The Habit of Winning
by Vince Lombardi
Winning is a habit. Unfortunately, so is losing. There is no room for second place. There is only one place in my game, and that is first place. I have finished second twice in my time at Green Bay, and I don't ever want to finish second again. There is a second place bowl game--but it is a game for losers played by losers. It is and always has been an American zeal to be the first in anything we do and to win, and to win, and to win.
Every time a football player goes out to play, he's got to play from the ground up. From the soles of his feet right up to his head. Every inch of him has to play. Some guys play with their heads. That's okay - you've got to be smart to be number one in my business. But, more important, you've got to play with your heart. With every fiber of your body. If you are lucky enough to find a guy with a lot of head and a lot of heart, he's never going to come off the field second.
Running a football team is no different from running any other kind of organization--an army, a political party, a business. The problems are the same. The objective is to win. To beat the other guy. Maybe that sounds hard or cruel. I don't think it is.

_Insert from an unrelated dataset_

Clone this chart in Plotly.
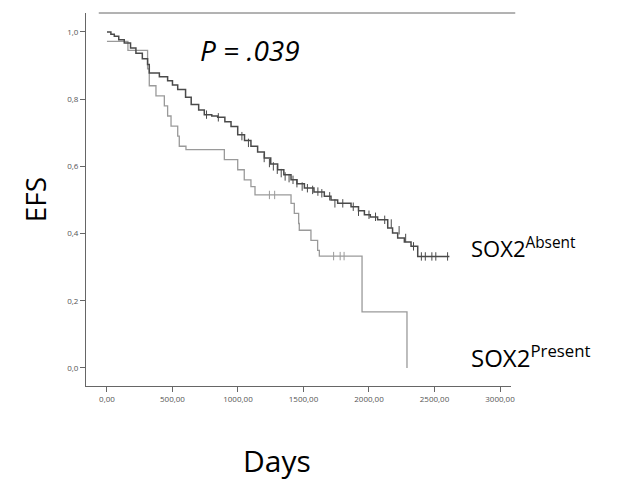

It is a reality of life that men are competitive and the most competitive games draw the most competitive team. That's why they're here--to compete. They know the rules and the objectives when they get in the game. The objective is to win--fairly, squarely, decently, by the rules--but to win. And in truth, I have never known a man worth his salt who in the long run, deep down in his heart, did not appreciate the grind--the discipline. There is something in good men that really yearns for...needs...discipline and the harsh reality of head-to-head combat.
I don't say these things because I believe in the "brute" nature of man, or that men must be brutalized to be competitive. I believe in God, and I believe in human decency. But I firmly believe that any man's finest hours, his greatest fulfillment to all he holds dear, is the moment when he has worked his heart out in a good cause and lies exhausted on the field of battle victorious.